The Guyana Elections Commission (and National Registration Centre (?) must compile a National Register of Registrants (all citizens alive and well over 14) and an Official List of Electors (OLE) (citizens over-18, eligible to vote). GECOM’s continuous registration is approved “to enable it to respond to calls for elections in a timely manner.” Even at relatively short notice? Now isn’t that a colossal national joke indicative of our under-development here?

Now against the foregoing two paragraphs consider the following snippets of language: “It attacks the core of the administration of, arguably, the best run bureaucracy in Guyana…as if Mr. Hussain has begun to launch a pre-emptive strike in the event that elections do not run in his favour, for he carps at everything…”

“…such a diatribe is unworthy of any human being who has escaped the birth-canal… such flam will not be tolerated…GECOM will attempt to render mute the disturbing echoes of the turbulent past and we will do our impartial best-though the heavens fall…”

“…such beneficence is not his to bestow, let alone unvarnished threats… This independence is fiercely guarded…And any infiltration therein is abhorred… The worthy auditor-general seems to have been eroticized by power… threats do not abide comfortably on the shoulder of this chairman…”

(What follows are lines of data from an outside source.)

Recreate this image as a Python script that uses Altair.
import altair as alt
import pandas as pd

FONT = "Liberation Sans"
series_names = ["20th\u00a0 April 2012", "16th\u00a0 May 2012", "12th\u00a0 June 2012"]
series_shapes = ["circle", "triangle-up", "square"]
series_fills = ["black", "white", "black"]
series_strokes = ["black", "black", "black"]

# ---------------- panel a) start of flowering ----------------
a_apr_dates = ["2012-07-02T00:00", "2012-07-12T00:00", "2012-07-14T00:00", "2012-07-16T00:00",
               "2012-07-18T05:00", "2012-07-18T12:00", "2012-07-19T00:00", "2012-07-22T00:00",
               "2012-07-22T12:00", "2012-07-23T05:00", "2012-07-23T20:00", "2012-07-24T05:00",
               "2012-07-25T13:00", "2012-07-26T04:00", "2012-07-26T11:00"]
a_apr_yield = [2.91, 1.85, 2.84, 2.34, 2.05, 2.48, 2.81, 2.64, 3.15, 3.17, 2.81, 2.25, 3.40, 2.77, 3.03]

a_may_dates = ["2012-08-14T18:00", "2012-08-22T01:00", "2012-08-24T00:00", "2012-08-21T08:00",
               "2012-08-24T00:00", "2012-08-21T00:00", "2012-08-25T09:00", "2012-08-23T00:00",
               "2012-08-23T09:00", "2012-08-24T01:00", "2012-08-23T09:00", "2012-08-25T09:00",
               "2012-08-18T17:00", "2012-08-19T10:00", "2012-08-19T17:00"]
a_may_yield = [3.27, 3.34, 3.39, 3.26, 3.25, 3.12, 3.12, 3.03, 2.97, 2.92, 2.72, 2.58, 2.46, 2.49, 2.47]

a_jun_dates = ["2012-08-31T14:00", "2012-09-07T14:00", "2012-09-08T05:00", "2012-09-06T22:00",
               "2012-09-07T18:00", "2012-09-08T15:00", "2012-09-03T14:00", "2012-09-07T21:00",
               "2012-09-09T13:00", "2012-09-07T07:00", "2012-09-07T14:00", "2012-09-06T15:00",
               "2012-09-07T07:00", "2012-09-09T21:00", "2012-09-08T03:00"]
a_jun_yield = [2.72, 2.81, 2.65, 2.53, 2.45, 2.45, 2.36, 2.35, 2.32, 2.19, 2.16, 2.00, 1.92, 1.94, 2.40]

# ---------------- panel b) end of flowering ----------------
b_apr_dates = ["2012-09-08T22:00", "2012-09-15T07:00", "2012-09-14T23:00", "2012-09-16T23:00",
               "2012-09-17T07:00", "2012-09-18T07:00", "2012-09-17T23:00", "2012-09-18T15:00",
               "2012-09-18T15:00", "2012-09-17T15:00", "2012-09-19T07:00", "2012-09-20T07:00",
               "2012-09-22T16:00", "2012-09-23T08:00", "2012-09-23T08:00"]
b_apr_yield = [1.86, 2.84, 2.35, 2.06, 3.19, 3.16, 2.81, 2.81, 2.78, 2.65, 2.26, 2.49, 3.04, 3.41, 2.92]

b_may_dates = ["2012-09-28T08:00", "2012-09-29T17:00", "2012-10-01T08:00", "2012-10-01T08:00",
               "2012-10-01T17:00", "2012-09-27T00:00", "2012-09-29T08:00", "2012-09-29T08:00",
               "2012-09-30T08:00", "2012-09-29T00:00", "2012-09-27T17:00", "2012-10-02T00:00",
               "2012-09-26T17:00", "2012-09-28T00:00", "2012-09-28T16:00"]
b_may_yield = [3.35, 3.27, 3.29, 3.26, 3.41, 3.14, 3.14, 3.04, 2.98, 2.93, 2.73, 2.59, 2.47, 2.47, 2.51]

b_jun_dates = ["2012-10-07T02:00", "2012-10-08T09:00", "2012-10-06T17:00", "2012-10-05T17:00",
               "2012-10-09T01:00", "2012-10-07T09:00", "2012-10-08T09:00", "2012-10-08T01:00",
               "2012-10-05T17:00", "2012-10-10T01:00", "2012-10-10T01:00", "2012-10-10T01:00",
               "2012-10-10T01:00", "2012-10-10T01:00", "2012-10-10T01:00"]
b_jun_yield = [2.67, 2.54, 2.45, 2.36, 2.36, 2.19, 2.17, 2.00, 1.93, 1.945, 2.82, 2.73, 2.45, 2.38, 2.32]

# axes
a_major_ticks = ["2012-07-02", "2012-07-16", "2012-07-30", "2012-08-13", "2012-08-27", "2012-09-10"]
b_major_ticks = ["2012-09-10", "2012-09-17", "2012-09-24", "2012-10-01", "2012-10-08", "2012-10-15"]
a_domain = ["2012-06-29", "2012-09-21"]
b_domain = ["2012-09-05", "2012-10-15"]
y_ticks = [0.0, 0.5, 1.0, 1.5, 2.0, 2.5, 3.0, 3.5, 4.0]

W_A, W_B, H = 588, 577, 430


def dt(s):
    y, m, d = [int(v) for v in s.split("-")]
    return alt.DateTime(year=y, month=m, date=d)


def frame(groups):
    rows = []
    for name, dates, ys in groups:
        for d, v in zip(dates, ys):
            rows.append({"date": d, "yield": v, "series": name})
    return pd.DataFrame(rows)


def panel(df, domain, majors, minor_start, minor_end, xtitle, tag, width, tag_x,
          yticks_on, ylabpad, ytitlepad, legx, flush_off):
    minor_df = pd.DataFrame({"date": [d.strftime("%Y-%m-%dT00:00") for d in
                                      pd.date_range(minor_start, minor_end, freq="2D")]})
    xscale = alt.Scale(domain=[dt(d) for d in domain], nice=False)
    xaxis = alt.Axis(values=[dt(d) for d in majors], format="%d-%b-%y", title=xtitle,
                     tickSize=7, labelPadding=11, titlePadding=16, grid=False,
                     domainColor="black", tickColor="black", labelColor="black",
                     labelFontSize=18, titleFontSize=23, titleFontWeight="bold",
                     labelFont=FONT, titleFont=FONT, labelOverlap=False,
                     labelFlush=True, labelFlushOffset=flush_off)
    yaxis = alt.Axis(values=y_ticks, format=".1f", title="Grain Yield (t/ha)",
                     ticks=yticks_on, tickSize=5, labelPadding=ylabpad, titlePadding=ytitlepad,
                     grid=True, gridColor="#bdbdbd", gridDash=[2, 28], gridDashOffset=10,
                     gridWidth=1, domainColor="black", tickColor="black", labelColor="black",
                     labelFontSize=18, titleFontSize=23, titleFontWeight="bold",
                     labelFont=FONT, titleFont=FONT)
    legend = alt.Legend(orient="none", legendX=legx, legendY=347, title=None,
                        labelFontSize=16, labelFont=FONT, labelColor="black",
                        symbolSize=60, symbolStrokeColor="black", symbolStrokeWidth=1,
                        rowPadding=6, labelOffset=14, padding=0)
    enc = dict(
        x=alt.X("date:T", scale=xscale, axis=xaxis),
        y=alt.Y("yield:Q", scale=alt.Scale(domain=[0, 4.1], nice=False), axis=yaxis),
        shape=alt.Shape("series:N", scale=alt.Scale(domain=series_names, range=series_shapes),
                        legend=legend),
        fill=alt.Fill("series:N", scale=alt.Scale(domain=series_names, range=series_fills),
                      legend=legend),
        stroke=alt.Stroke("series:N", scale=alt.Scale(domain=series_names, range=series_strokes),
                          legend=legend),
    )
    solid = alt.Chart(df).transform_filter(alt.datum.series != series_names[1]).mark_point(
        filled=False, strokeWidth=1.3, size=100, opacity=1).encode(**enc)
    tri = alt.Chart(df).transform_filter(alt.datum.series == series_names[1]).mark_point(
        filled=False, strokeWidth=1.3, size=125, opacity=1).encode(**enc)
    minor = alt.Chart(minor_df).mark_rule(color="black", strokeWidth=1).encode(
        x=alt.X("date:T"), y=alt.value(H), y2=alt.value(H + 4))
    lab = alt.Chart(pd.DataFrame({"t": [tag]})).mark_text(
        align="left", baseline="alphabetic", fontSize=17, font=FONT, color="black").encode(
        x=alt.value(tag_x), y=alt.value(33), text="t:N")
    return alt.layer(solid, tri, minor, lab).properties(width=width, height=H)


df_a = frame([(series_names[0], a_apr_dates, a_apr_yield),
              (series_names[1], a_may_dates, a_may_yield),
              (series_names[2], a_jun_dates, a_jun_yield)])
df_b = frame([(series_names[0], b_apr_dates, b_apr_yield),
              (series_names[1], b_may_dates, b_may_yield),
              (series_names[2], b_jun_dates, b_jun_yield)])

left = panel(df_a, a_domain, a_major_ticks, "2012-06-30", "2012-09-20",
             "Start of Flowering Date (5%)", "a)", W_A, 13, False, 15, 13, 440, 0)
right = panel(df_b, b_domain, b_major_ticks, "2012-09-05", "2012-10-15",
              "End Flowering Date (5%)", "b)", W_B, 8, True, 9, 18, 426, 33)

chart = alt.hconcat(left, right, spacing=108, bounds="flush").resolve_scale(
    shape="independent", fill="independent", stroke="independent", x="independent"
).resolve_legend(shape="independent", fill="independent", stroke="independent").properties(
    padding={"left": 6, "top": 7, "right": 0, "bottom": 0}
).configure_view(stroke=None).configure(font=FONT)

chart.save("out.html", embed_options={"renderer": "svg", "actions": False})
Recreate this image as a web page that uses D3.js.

See? Language meant to bite! (Regular contributor GHK LALL must love such.) To me, even as I appreciate the usage, it is telling me that the GECOM Justice Chairman will brook no criticism. Trust I’m proven wrong. But it seems that his Excellency’s personal choice could be the most interesting – and controversial (?) elections chairman yet. Discuss…

Sure, let’s celebrate, Madam Mayor

Ow man, it’s not right for our capital’s municipality to expend millions to celebrate the city’s anniversary this year. At least not from its own depleted coffers.

So I’m appealing publicly here to my Comrade, the mayor to hire me for a few weeks to help plan the celebration to cost just around half-a-million dollars.  The other millions must come from sponsors’ donations – locally and elsewhere. I ask for just $50-60,000(G) dollars.

We’ll have competitions, exhibitions and informative ordinary and electronic billboards; robust schools participation; City Hall renovation and nominal donations from all councillors and MP’s resident in the capital. I’m ready to work but please don’t steal my partial list of ideas above. (I’ll teach about 1812,1837 and 1838!)

Two points to ponder…

  • I support the suggestion of Gabriel H.K Lall’s – award Brazil’s Petrobras one of the remaining oil blocks. Why?
  • Suppose 2000 poor Venezuelans were to “arrive” legally and just 20,000 remigrant Guyanese were to return suddenly, how can they be accommodated?